TCFD recommendations have already been integrated into the CDP climate questionnaires, and companies that disclose to CDP will be expected to respond. These questions include new examinations of the resilience of an organization in different climate-related scenarios, including a “2 degrees Celsius or lower” scenario.
Recommendations to build resilience against the effects of climate change and resource scarcity:
- Aspire to align energy efficiency, sustainability, and energy supply goals, as well as data collection and strategies to increase collaboration across teams.
- Implement strategies within your organization that create flexibility from or provide insulation to market volatility generated by extreme weather events.
- Make sustainability core to business strategy and reduce global resource consumption by:
- Implementing efficiency measures and software to maximize and measure reductions in resource consumption.
- Committing to, and implementing, a carbon reduction target through the Science-Based Targets Initiative.
- Actively disclosing emissions and water consumption data to CDP.
- Setting an aggressive target for renewable energy purchasing, such as 100% renewable electricity, and using large-scale procurement to rapidly advance towards this goal.

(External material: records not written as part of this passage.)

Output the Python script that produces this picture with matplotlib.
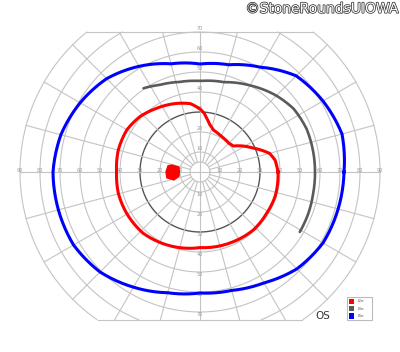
import numpy as np
import matplotlib
matplotlib.use("Agg")
import matplotlib.pyplot as plt
from matplotlib.patches import Rectangle
import matplotlib.patheffects as pe

# isopters: meridian (deg) and eccentricity (deg)
i4e_ang = [0, 15, 30, 45, 60, 75, 90, 105, 120, 135, 150, 165, 180,
           195, 210, 225, 240, 255, 270, 285, 300, 315, 330, 345, 360]
i4e_ecc = [72, 73.5, 71, 68, 60.5, 55.5, 54, 56, 61, 66, 69.2, 72, 73.5,
           73.3, 73, 70.7, 66.5, 62.5, 60.5, 61.3, 64, 68.5, 71, 71.5, 72]

i3e_ang = [124, 115, 103, 90, 75, 60, 45, 34, 22, 10, 0, -11, -21, -31]
i3e_ecc = [50.5, 48, 46.2, 45.5, 46.5, 50, 54, 56.5, 57.5, 57.5, 57.5, 57.6, 58, 58.2]

i2e_ang = [0, 9, 15, 24, 38, 45, 55, 62, 72, 78, 82, 86, 90, 98, 106, 124,
           137, 150, 165, 180, 195, 209, 227, 245, 270, 295, 313, 328, 342, 360]
i2e_ecc = [39, 38, 36, 29.3, 21.1, 20.4, 20.6, 21, 22, 24, 26.5, 29.5, 31.5,
           34.5, 35.8, 38.5, 40.8, 42.2, 42.3, 41.7, 42.2, 42.1, 41.8, 40.1,
           37.8, 38.6, 39.4, 39.2, 39.5, 39]

# blind spot (I2e)
spot_ang = [166, 167, 180, 191, 197, 190, 180, 169]
spot_ecc = [14.4, 10.8, 10.3, 10.7, 13.6, 16.8, 17, 16.3]

rings = [5, 10, 20, 30, 40, 50, 60, 70, 80, 90]
ring_labels = [10, 20, 30, 40, 50, 60, 70, 80, 90]
top_clip = 70
bottom_clip = -74

legend_names = ["I2e", "I3e", "I4e"]
legend_colors = ["#ff0000", "#5a5a5a", "#0000ff"]


def to_xy(ang, ecc):
    a = np.radians(np.asarray(ang, dtype=float))
    e = np.asarray(ecc, dtype=float)
    return e * np.cos(a), e * np.sin(a)


def polar_path(ang, ecc):
    # draw between readings along the polar grid, like a polar axis would
    ang = np.asarray(ang, dtype=float)
    ecc = np.asarray(ecc, dtype=float)
    aa, ee = [], []
    for i in range(len(ang) - 1):
        s = np.linspace(0, 1, 12, endpoint=False)
        aa.extend(ang[i] + s * (ang[i + 1] - ang[i]))
        ee.extend(ecc[i] + s * (ecc[i + 1] - ecc[i]))
    aa.append(ang[-1])
    ee.append(ecc[-1])
    return to_xy(aa, ee)


fig = plt.figure(figsize=(4, 3.52), dpi=100)
ax = fig.add_axes([0, 0, 1, 1])
ax.set_xlim(-100, 100)
ax.set_ylim(-90, 86)
ax.set_aspect("equal")
ax.axis("off")

grid = "#c4c4c4"
t = np.linspace(0, 2 * np.pi, 721)
for r in rings:
    x, y = r * np.cos(t), r * np.sin(t)
    y = np.where((y > top_clip) | (y < bottom_clip), np.nan, y)
    ax.plot(x, y, color="#555555" if r == 30 else grid,
            lw=1.0 if r == 30 else 0.8, zorder=1)

# clip lines top/bottom
for yc in [top_clip, bottom_clip]:
    xc = np.sqrt(90 ** 2 - yc ** 2)
    ax.plot([-xc, xc], [yc, yc], color=grid, lw=0.8, zorder=1)

# radial lines
for m in range(0, 360, 15):
    a = np.radians(m)
    rr = np.linspace(5, 90, 200)
    x, y = rr * np.cos(a), rr * np.sin(a)
    y = np.where((y > top_clip + 0.01) | (y < bottom_clip - 0.01), np.nan, y)
    ax.plot(x, y, color=grid, lw=0.8, zorder=1)
ax.plot([-5, 5], [0, 0], color=grid, lw=0.8, zorder=1)
ax.plot([0, 0], [-5, 5], color=grid, lw=0.8, zorder=1)

# scale labels
lab = dict(fontsize=3.6, color="#9a9a9a", ha="center", va="center", zorder=2)
for v in ring_labels:
    ax.text(v, 0.6, str(v), **lab)
    ax.text(-v, 0.6, str(v), **lab)
    if v <= 70:
        ax.text(0, v + 1.5, str(v), **lab)
        ax.text(0, -v - 1.2, str(v), **lab)

# isopters
x, y = polar_path(i4e_ang, i4e_ecc)
ax.plot(x, y, color=legend_colors[2], lw=2.2, zorder=3, solid_joinstyle="round")
x, y = polar_path(i3e_ang, i3e_ecc)
ax.plot(x, y, color=legend_colors[1], lw=1.9, zorder=3, solid_capstyle="round")
x, y = polar_path(i2e_ang, i2e_ecc)
ax.plot(x, y, color=legend_colors[0], lw=2.2, zorder=3, solid_joinstyle="round")
x, y = to_xy(spot_ang, spot_ecc)
ax.fill(x, y, color=legend_colors[0], lw=1, ec=legend_colors[0], zorder=3)

# legend box
ax.add_patch(Rectangle((73.5, -74), 12.5, 11.5, fc="white", ec="#bbbbbb", lw=0.8, zorder=4))
for i, (n, c) in enumerate(zip(legend_names, legend_colors)):
    yy = -64.7 - i * 3.6
    ax.add_patch(Rectangle((74.3, yy - 1.4), 2.6, 2.8, fc=c, ec="none", zorder=5))
    ax.text(79, yy, n, fontsize=3.2, color="#555555", va="center", ha="left", zorder=5)

ax.text(61.5, -72, "OS", fontsize=7.5, color="#333333", ha="center", va="center")

fig.text(0.995, 0.975, "©StoneRoundsUIOWA", fontsize=10, color="white",
         ha="right", va="center",
         path_effects=[pe.withStroke(linewidth=1.1, foreground="#333333")])

fig.savefig("out.png", dpi=100, facecolor="white")
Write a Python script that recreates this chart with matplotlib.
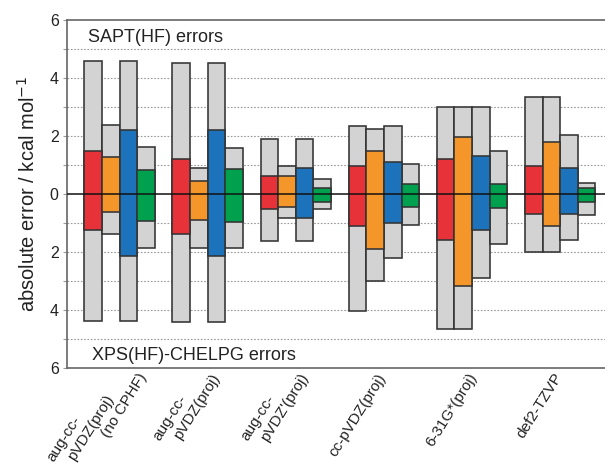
import matplotlib
matplotlib.use("Agg")
import matplotlib.pyplot as plt
import matplotlib.transforms as mtransforms
import numpy as np

plt.rcParams['font.family'] = ['Liberation Sans', 'DejaVu Sans']

# Basis sets (x categories)
basis_labels = [
    "aug-cc-\npVDZ(proj)\n(no CPHF)",
    "aug-cc-\npVDZ(proj)",
    "aug-cc-\npVDZ'(proj)",
    "cc-pVDZ(proj)",
    "6-31G*(proj)",
    "def2-TZVP",
]

# Four energy components per basis set.
# SAPT(HF) errors (upwards): outer (grey) and inner (coloured) magnitudes
sapt_outer = {
    "red":    [4.59, 4.52, 1.87, 2.33, 2.99, 3.33],
    "orange": [2.37, 0.89, 0.96, 2.23, 2.99, 3.33],
    "blue":   [4.59, 4.52, 1.87, 2.33, 2.99, 2.02],
    "green":  [1.60, 1.58, 0.50, 1.01, 1.47, 0.38],
}
sapt_inner = {
    "red":    [1.46, 1.21, 0.61, 0.97, 1.21, 0.94],
    "orange": [1.25, 0.45, 0.61, 1.47, 1.95, 1.78],
    "blue":   [2.21, 2.21, 0.90, 1.11, 1.31, 0.90],
    "green":  [0.82, 0.85, 0.21, 0.32, 0.35, 0.21],
}
# XPS(HF)-CHELPG errors (downwards)
xps_inner = {
    "red":    [1.26, 1.39, 0.54, 1.11, 1.60, 0.71],
    "orange": [0.64, 0.92, 0.45, 1.91, 3.18, 1.12],
    "blue":   [2.13, 2.13, 0.85, 1.02, 1.26, 0.68],
    "green":  [0.95, 0.98, 0.29, 0.44, 0.48, 0.29],
}
xps_outer = {
    "red":    [4.39, 4.43, 1.64, 4.02, 4.64, 2.02],
    "orange": [1.39, 1.85, 0.82, 3.02, 4.64, 2.02],
    "blue":   [4.39, 4.43, 1.64, 2.22, 2.91, 1.59],
    "green":  [1.86, 1.85, 0.54, 1.06, 1.73, 0.72],
}

colors = {
    "red": "#e8323a",
    "orange": "#f5962a",
    "blue": "#1c72bb",
    "green": "#00a14e",
}
grey = "#d3d3d3"
edge = "#333333"

yticks = np.arange(-6, 7, 1)

fig = plt.figure(figsize=(6.05, 4.66), dpi=100)
ax = fig.add_axes([0.1107, 0.2103, 0.8893, 0.7477])

n = len(basis_labels)
x = np.arange(n)
width = 0.2
keys = list(colors.keys())

for k, key in enumerate(keys):
    xpos = x + (k - 1.5) * width
    up_o = np.array(sapt_outer[key])
    dn_o = np.array(xps_outer[key])
    up_i = np.array(sapt_inner[key])
    dn_i = np.array(xps_inner[key])
    ax.bar(xpos, up_o + dn_o, bottom=-dn_o, width=width, color=grey,
           edgecolor=edge, linewidth=1.15, zorder=2)
    ax.bar(xpos, up_i + dn_i, bottom=-dn_i, width=width, color=colors[key],
           edgecolor=edge, linewidth=1.15, zorder=3)

# dotted reference lines
for yv in yticks:
    if yv in (-6, 0, 6):
        continue
    ax.axhline(yv, color="#9a9a9a", linewidth=0.8, linestyle=(0, (1.5, 1.5)),
               zorder=1)
ax.axhline(0, color="#111111", linewidth=1.1, zorder=4)

ax.set_xlim(-0.596, 5.508)
ax.set_ylim(-6, 6)

ax.set_yticks(yticks)
ax.set_yticklabels([str(abs(v)) if v % 2 == 0 else "" for v in yticks],
                   fontsize=11.5, color="#222222")
ax.tick_params(axis="y", direction="out", length=3, width=0.8,
               color="#9a9a9a", pad=3)
ax.set_xticks([])

for side in ("left", "top", "bottom"):
    ax.spines[side].set_color("#666666")
    ax.spines[side].set_linewidth(1.2)
ax.spines["right"].set_visible(False)

ax.set_ylabel("absolute error / kcal mol$^{-1}$", fontsize=14.5,
              color="#222222", labelpad=8)

ax.text(-0.36, 5.38, "SAPT(HF) errors", fontsize=13, va="center", ha="left",
        color="#222222")
ax.text(-0.31, -5.56, "XPS(HF)-CHELPG errors", fontsize=13, va="center",
        ha="left", color="#222222")

# rotated category labels below the axes; each line is set separately so
# that the lines step down-left in a staircase
trans = mtransforms.blended_transform_factory(ax.transData, ax.transAxes)
label_shift_px = [18, 3, 3, -7, -4, -7]
step_px = (-33, 21)
for xi, lab, dx in zip(x, basis_labels, label_shift_px):
    lines = lab.split("\n")
    nl = len(lines)
    for j, line in enumerate(lines):
        back = nl - 1 - j
        ox = dx + back * step_px[0]
        oy = 3 + back * step_px[1]
        off = mtransforms.ScaledTranslation(ox / 100, -oy / 100,
                                            fig.dpi_scale_trans)
        ax.text(xi, 0, line, transform=trans + off, rotation=58,
                rotation_mode="anchor", ha="right", va="top",
                fontsize=11, color="#222222")

fig.savefig("out.png", dpi=100)
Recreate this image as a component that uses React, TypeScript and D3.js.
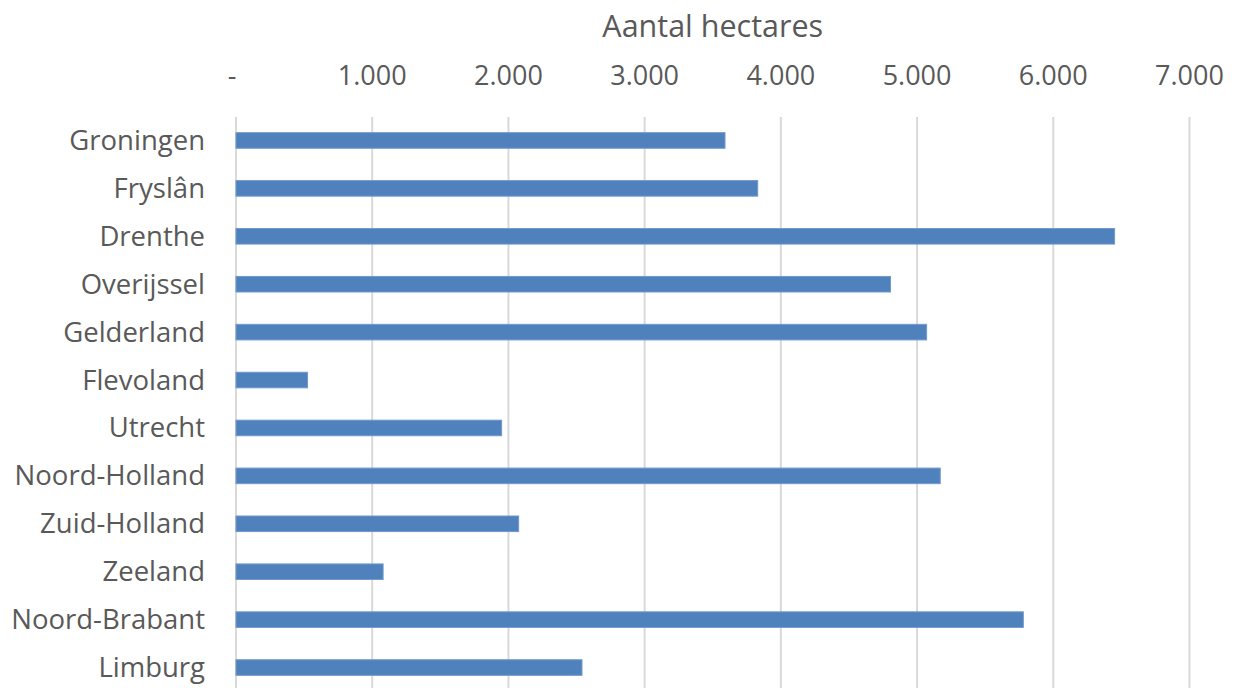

- Integrating circular economy practices that reduce waste and maximize use of raw materials.
- Exploring DERs, such as battery storage, CHP, and microgrids to increase power resiliency.
- Use climate scenarios like the ones supported by TCFD, such as IEA’s Sustainable Development Scenario, to identify potential impacts to business operations and financial planning and prepare responses to possible futures. Of note: TCFD recommendations are now incorporated in the credit scores of S&P Global Ratings.
- Watch changing legislation in global markets.